[WHAT YOU HAVE TO DO]: Using the records below, copy exactly the part that opens with the line holding "Reproduce this chart with matplotlib." and closes with the line holding "# --- data ------------------------------------------", minus the pictures.

[EXTRACTED ENTRIES]:
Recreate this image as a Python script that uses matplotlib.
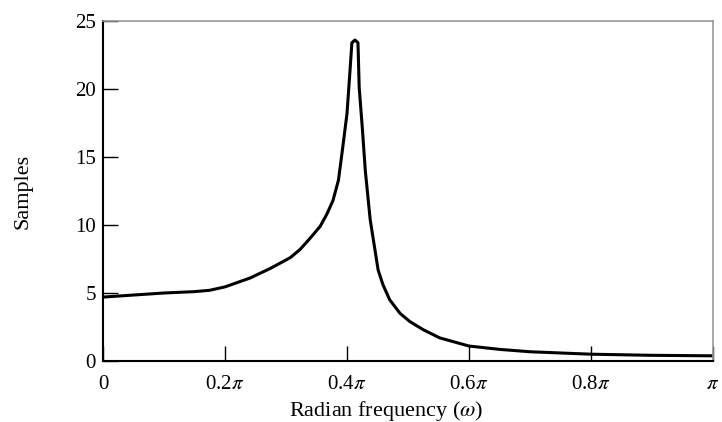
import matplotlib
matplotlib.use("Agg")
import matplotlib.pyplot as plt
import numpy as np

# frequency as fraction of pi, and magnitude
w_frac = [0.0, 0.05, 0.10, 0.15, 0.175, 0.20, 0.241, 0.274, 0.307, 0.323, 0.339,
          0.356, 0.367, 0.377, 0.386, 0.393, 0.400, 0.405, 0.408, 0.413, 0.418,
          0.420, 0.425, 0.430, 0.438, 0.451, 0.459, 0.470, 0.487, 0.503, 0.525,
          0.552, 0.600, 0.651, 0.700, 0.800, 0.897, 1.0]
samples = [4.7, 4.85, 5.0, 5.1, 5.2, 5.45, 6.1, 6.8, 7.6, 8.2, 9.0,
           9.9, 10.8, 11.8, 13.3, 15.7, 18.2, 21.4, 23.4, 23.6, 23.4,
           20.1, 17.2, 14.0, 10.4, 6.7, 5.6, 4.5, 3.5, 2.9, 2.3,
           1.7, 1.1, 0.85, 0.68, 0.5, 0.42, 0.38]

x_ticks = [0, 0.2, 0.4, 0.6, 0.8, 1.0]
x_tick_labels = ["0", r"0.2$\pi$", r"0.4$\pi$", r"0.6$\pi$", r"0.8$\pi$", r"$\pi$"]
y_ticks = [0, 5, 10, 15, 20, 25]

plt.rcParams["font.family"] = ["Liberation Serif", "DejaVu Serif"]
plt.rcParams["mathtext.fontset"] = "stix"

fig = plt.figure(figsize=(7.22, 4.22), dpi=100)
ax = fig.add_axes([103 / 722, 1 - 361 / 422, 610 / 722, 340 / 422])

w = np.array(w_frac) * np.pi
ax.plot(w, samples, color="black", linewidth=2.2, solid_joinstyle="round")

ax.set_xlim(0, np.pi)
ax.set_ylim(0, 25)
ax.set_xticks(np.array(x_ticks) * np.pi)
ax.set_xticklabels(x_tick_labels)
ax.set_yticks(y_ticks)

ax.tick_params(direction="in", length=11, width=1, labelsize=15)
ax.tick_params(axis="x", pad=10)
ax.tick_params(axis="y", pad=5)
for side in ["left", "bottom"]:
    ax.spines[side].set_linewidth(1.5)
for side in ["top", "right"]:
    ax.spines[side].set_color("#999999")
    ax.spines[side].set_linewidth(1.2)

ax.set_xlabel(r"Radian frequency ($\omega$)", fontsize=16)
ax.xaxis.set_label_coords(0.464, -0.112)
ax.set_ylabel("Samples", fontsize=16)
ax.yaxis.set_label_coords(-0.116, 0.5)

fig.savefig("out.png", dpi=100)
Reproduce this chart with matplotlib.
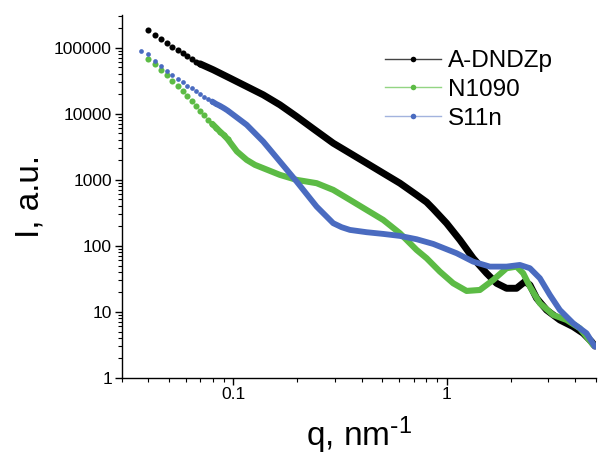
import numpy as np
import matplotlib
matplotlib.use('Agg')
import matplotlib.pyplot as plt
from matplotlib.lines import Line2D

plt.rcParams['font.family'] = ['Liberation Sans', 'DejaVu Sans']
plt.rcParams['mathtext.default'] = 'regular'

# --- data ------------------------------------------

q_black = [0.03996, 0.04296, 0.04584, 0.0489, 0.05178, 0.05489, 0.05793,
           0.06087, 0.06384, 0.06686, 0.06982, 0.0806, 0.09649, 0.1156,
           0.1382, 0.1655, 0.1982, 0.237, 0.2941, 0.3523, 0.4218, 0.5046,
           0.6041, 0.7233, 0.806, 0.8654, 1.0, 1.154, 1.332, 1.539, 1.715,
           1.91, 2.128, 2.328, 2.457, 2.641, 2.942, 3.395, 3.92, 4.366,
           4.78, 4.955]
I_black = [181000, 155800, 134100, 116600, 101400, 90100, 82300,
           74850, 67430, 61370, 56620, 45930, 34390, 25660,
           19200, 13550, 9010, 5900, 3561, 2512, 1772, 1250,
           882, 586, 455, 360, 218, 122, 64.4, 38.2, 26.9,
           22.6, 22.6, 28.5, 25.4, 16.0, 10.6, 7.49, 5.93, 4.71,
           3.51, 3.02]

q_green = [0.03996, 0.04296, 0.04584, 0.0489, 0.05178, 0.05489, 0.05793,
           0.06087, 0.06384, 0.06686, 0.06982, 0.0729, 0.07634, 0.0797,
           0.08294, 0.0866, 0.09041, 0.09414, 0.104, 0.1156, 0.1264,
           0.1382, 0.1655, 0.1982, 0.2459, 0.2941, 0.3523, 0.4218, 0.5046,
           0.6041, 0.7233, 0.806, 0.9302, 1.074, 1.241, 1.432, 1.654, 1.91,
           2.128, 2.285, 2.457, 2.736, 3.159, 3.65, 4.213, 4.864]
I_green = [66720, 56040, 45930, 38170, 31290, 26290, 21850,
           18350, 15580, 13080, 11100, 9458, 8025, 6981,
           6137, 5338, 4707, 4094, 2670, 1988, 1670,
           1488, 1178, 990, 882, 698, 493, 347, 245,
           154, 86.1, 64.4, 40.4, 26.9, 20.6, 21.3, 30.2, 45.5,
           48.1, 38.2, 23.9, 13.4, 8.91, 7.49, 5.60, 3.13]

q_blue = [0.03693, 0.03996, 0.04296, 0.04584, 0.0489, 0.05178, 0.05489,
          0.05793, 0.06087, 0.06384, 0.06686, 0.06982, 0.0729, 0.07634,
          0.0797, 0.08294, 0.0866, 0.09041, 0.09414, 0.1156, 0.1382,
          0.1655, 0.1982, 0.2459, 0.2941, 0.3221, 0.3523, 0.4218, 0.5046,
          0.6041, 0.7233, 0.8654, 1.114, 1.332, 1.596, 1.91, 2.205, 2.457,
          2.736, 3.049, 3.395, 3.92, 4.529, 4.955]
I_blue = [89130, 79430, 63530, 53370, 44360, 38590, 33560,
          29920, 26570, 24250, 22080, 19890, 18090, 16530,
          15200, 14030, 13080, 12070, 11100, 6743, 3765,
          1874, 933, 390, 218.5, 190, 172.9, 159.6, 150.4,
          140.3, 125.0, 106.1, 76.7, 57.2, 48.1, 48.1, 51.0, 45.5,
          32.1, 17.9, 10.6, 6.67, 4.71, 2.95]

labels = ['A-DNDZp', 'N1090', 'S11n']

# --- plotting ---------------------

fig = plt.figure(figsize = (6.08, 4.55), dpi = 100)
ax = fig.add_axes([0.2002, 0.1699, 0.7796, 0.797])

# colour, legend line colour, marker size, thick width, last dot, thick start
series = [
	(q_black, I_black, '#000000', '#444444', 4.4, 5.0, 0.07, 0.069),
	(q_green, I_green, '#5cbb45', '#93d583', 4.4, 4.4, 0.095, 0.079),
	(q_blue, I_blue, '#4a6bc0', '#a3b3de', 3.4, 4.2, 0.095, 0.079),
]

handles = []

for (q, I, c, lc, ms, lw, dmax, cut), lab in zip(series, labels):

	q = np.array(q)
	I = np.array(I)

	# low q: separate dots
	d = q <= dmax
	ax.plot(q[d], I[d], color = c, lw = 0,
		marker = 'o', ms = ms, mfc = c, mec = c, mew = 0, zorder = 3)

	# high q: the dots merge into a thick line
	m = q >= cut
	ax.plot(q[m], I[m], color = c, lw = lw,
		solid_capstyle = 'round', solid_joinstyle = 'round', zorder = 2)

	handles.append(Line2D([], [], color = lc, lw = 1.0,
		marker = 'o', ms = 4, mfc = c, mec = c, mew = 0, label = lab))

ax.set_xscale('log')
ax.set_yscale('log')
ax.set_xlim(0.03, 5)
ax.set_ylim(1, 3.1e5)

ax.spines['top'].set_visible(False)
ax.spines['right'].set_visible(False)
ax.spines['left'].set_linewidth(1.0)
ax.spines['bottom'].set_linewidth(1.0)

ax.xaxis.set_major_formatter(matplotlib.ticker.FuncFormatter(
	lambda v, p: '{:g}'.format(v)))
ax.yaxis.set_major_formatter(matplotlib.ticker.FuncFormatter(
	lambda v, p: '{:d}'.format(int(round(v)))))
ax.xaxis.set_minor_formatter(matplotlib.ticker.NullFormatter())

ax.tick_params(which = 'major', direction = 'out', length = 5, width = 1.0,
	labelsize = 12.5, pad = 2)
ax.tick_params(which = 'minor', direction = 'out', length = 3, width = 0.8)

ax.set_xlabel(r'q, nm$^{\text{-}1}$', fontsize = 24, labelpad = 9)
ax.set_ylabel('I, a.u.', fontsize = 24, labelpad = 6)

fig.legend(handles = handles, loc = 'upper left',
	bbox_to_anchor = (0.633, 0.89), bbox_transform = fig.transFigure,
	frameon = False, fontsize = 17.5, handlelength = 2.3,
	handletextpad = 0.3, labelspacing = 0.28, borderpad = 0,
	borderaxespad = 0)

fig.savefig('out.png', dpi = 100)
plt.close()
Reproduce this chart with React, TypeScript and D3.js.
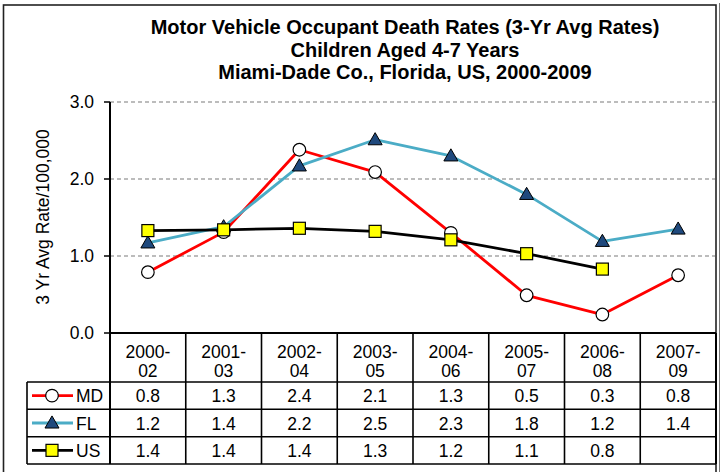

[THE RESPONSE]:
Reproduce this chart with matplotlib.
import numpy as np
import matplotlib
matplotlib.use('Agg')
import matplotlib.pyplot as plt
from matplotlib.lines import Line2D

plt.rcParams['font.family'] = ['Liberation Sans', 'DejaVu Sans']
plt.rcParams['mathtext.default'] = 'regular'

# --- data ------------------------------------------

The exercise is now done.